INSTRUCTION → In your copy, leave out the pictures; write out all the data exactly.
● ● ● ●
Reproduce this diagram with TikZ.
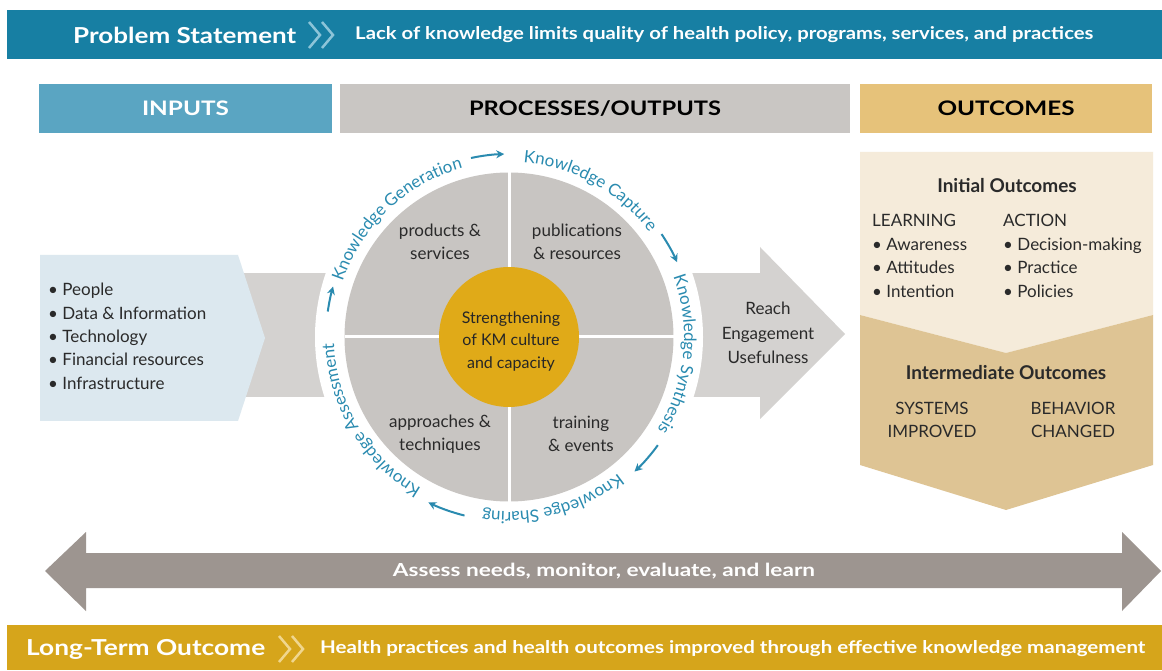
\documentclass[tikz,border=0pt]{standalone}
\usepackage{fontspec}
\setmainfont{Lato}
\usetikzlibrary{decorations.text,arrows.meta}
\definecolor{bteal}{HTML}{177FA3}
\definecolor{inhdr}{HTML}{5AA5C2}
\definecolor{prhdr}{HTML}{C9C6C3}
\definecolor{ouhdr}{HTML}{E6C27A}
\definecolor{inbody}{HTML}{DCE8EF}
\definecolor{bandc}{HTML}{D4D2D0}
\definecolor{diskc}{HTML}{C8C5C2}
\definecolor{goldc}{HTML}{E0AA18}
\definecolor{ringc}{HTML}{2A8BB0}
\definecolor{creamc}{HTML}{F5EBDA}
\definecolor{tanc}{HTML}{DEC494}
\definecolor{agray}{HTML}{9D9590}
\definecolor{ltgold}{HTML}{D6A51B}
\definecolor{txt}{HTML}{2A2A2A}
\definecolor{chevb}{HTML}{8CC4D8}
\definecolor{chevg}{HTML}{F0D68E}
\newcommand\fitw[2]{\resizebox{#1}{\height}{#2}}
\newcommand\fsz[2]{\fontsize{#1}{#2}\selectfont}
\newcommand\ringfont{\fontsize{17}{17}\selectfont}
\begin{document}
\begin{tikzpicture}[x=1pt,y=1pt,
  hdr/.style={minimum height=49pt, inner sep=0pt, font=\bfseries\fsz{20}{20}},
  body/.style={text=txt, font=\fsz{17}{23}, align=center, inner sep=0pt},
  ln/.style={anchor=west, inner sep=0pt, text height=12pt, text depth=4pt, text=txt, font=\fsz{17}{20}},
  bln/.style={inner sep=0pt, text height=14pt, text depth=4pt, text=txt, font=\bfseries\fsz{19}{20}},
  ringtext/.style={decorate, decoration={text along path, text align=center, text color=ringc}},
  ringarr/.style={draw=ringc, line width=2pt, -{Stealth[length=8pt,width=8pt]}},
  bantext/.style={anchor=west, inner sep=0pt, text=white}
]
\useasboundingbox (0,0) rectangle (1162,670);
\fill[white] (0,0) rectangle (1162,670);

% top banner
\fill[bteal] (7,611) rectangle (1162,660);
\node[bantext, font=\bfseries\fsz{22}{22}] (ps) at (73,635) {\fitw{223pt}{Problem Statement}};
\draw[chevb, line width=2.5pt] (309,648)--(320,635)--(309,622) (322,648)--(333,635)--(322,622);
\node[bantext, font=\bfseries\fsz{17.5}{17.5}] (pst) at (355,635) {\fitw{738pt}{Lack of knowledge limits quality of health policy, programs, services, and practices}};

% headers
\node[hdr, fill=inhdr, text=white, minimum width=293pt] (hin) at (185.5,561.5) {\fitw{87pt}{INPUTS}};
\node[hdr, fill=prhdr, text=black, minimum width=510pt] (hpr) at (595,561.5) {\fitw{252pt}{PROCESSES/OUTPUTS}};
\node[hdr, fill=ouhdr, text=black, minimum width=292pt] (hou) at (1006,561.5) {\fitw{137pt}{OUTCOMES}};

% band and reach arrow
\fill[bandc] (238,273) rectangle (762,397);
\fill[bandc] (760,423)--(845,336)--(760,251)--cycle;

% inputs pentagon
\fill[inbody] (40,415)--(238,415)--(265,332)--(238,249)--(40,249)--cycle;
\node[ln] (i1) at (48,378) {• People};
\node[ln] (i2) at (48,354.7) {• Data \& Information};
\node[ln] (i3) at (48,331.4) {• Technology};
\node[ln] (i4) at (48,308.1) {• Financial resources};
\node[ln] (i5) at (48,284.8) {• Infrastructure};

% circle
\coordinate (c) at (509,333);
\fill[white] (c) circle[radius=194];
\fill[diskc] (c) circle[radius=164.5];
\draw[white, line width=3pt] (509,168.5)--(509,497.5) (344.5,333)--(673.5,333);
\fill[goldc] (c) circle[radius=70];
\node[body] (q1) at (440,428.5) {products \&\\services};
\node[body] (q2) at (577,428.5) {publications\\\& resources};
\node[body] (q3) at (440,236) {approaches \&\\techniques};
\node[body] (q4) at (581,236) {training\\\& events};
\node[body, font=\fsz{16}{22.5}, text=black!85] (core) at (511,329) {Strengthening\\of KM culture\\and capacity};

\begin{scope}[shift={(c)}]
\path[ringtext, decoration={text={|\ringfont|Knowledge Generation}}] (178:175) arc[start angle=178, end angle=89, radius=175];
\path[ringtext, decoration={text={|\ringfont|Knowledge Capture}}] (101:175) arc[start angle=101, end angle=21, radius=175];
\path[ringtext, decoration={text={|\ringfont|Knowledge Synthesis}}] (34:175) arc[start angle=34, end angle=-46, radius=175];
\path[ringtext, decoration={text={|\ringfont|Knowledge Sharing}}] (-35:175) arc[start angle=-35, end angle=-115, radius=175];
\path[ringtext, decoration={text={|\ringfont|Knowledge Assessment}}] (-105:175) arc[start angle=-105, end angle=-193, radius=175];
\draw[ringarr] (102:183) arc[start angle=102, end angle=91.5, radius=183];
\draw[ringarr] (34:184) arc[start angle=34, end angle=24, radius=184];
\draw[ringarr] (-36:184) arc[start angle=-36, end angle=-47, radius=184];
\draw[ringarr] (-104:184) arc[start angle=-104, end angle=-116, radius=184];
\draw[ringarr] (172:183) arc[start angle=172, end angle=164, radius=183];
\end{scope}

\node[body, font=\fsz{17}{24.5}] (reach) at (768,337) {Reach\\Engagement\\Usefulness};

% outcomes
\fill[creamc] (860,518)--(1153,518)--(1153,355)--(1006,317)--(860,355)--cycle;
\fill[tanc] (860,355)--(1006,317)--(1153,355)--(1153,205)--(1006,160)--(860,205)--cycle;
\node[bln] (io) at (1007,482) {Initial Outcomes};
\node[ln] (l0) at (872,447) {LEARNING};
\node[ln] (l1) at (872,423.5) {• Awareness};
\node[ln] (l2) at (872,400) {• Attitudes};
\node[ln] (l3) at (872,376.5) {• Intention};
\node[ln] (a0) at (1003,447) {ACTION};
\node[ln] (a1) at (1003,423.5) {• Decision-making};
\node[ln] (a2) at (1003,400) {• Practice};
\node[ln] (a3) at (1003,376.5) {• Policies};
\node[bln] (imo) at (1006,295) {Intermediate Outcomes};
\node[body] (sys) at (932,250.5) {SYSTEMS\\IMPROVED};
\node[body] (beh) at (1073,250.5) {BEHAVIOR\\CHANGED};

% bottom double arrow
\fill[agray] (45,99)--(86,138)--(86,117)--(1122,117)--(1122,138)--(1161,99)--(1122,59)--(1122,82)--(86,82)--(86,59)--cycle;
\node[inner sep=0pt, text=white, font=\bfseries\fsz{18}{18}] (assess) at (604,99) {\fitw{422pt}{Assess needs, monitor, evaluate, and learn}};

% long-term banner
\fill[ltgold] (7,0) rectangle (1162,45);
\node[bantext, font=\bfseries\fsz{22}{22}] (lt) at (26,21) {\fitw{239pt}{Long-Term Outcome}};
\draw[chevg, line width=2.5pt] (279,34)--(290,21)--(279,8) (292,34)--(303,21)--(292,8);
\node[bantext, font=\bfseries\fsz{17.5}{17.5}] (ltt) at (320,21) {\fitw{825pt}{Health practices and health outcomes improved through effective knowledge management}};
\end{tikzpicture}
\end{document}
● ● ● ●
REPLY →
Reproduce this diagram with TikZ.
\documentclass[tikz,border=0pt]{standalone}
\usepackage{fontspec}
\setmainfont{Lato}
\usetikzlibrary{decorations.text,arrows.meta}
\definecolor{bteal}{HTML}{177FA3}
\definecolor{inhdr}{HTML}{5AA5C2}
\definecolor{prhdr}{HTML}{C9C6C3}
\definecolor{ouhdr}{HTML}{E6C27A}
\definecolor{inbody}{HTML}{DCE8EF}
\definecolor{bandc}{HTML}{D4D2D0}
\definecolor{diskc}{HTML}{C8C5C2}
\definecolor{goldc}{HTML}{E0AA18}
\definecolor{ringc}{HTML}{2A8BB0}
\definecolor{creamc}{HTML}{F5EBDA}
\definecolor{tanc}{HTML}{DEC494}
\definecolor{agray}{HTML}{9D9590}
\definecolor{ltgold}{HTML}{D6A51B}
\definecolor{txt}{HTML}{2A2A2A}
\definecolor{chevb}{HTML}{8CC4D8}
\definecolor{chevg}{HTML}{F0D68E}
\newcommand\fitw[2]{\resizebox{#1}{\height}{#2}}
\newcommand\fsz[2]{\fontsize{#1}{#2}\selectfont}
\newcommand\ringfont{\fontsize{17}{17}\selectfont}
\begin{document}
\begin{tikzpicture}[x=1pt,y=1pt,
  hdr/.style={minimum height=49pt, inner sep=0pt, font=\bfseries\fsz{20}{20}},
  body/.style={text=txt, font=\fsz{17}{23}, align=center, inner sep=0pt},
  ln/.style={anchor=west, inner sep=0pt, text height=12pt, text depth=4pt, text=txt, font=\fsz{17}{20}},
  bln/.style={inner sep=0pt, text height=14pt, text depth=4pt, text=txt, font=\bfseries\fsz{19}{20}},
  ringtext/.style={decorate, decoration={text along path, text align=center, text color=ringc}},
  ringarr/.style={draw=ringc, line width=2pt, -{Stealth[length=8pt,width=8pt]}},
  bantext/.style={anchor=west, inner sep=0pt, text=white}
]
\useasboundingbox (0,0) rectangle (1162,670);
\fill[white] (0,0) rectangle (1162,670);

% top banner
\fill[bteal] (7,611) rectangle (1162,660);
\node[bantext, font=\bfseries\fsz{22}{22}] (ps) at (73,635) {\fitw{223pt}{Problem Statement}};
\draw[chevb, line width=2.5pt] (309,648)--(320,635)--(309,622) (322,648)--(333,635)--(322,622);
\node[bantext, font=\bfseries\fsz{17.5}{17.5}] (pst) at (355,635) {\fitw{738pt}{Lack of knowledge limits quality of health policy, programs, services, and practices}};

% headers
\node[hdr, fill=inhdr, text=white, minimum width=293pt] (hin) at (185.5,561.5) {\fitw{87pt}{INPUTS}};
\node[hdr, fill=prhdr, text=black, minimum width=510pt] (hpr) at (595,561.5) {\fitw{252pt}{PROCESSES/OUTPUTS}};
\node[hdr, fill=ouhdr, text=black, minimum width=292pt] (hou) at (1006,561.5) {\fitw{137pt}{OUTCOMES}};

% band and reach arrow
\fill[bandc] (238,273) rectangle (762,397);
\fill[bandc] (760,423)--(845,336)--(760,251)--cycle;

% inputs pentagon
\fill[inbody] (40,415)--(238,415)--(265,332)--(238,249)--(40,249)--cycle;
\node[ln] (i1) at (48,378) {• People};
\node[ln] (i2) at (48,354.7) {• Data \& Information};
\node[ln] (i3) at (48,331.4) {• Technology};
\node[ln] (i4) at (48,308.1) {• Financial resources};
\node[ln] (i5) at (48,284.8) {• Infrastructure};

% circle
\coordinate (c) at (509,333);
\fill[white] (c) circle[radius=194];
\fill[diskc] (c) circle[radius=164.5];
\draw[white, line width=3pt] (509,168.5)--(509,497.5) (344.5,333)--(673.5,333);
\fill[goldc] (c) circle[radius=70];
\node[body] (q1) at (440,428.5) {products \&\\services};
\node[body] (q2) at (577,428.5) {publications\\\& resources};
\node[body] (q3) at (440,236) {approaches \&\\techniques};
\node[body] (q4) at (581,236) {training\\\& events};
\node[body, font=\fsz{16}{22.5}, text=black!85] (core) at (511,329) {Strengthening\\of KM culture\\and capacity};

\begin{scope}[shift={(c)}]
\path[ringtext, decoration={text={|\ringfont|Knowledge Generation}}] (178:175) arc[start angle=178, end angle=89, radius=175];
\path[ringtext, decoration={text={|\ringfont|Knowledge Capture}}] (101:175) arc[start angle=101, end angle=21, radius=175];
\path[ringtext, decoration={text={|\ringfont|Knowledge Synthesis}}] (34:175) arc[start angle=34, end angle=-46, radius=175];
\path[ringtext, decoration={text={|\ringfont|Knowledge Sharing}}] (-35:175) arc[start angle=-35, end angle=-115, radius=175];
\path[ringtext, decoration={text={|\ringfont|Knowledge Assessment}}] (-105:175) arc[start angle=-105, end angle=-193, radius=175];
\draw[ringarr] (102:183) arc[start angle=102, end angle=91.5, radius=183];
\draw[ringarr] (34:184) arc[start angle=34, end angle=24, radius=184];
\draw[ringarr] (-36:184) arc[start angle=-36, end angle=-47, radius=184];
\draw[ringarr] (-104:184) arc[start angle=-104, end angle=-116, radius=184];
\draw[ringarr] (172:183) arc[start angle=172, end angle=164, radius=183];
\end{scope}

\node[body, font=\fsz{17}{24.5}] (reach) at (768,337) {Reach\\Engagement\\Usefulness};

% outcomes
\fill[creamc] (860,518)--(1153,518)--(1153,355)--(1006,317)--(860,355)--cycle;
\fill[tanc] (860,355)--(1006,317)--(1153,355)--(1153,205)--(1006,160)--(860,205)--cycle;
\node[bln] (io) at (1007,482) {Initial Outcomes};
\node[ln] (l0) at (872,447) {LEARNING};
\node[ln] (l1) at (872,423.5) {• Awareness};
\node[ln] (l2) at (872,400) {• Attitudes};
\node[ln] (l3) at (872,376.5) {• Intention};
\node[ln] (a0) at (1003,447) {ACTION};
\node[ln] (a1) at (1003,423.5) {• Decision-making};
\node[ln] (a2) at (1003,400) {• Practice};
\node[ln] (a3) at (1003,376.5) {• Policies};
\node[bln] (imo) at (1006,295) {Intermediate Outcomes};
\node[body] (sys) at (932,250.5) {SYSTEMS\\IMPROVED};
\node[body] (beh) at (1073,250.5) {BEHAVIOR\\CHANGED};

% bottom double arrow
\fill[agray] (45,99)--(86,138)--(86,117)--(1122,117)--(1122,138)--(1161,99)--(1122,59)--(1122,82)--(86,82)--(86,59)--cycle;
\node[inner sep=0pt, text=white, font=\bfseries\fsz{18}{18}] (assess) at (604,99) {\fitw{422pt}{Assess needs, monitor, evaluate, and learn}};

% long-term banner
\fill[ltgold] (7,0) rectangle (1162,45);
\node[bantext, font=\bfseries\fsz{22}{22}] (lt) at (26,21) {\fitw{239pt}{Long-Term Outcome}};
\draw[chevg, line width=2.5pt] (279,34)--(290,21)--(279,8) (292,34)--(303,21)--(292,8);
\node[bantext, font=\bfseries\fsz{17.5}{17.5}] (ltt) at (320,21) {\fitw{825pt}{Health practices and health outcomes improved through effective knowledge management}};
\end{tikzpicture}
\end{document}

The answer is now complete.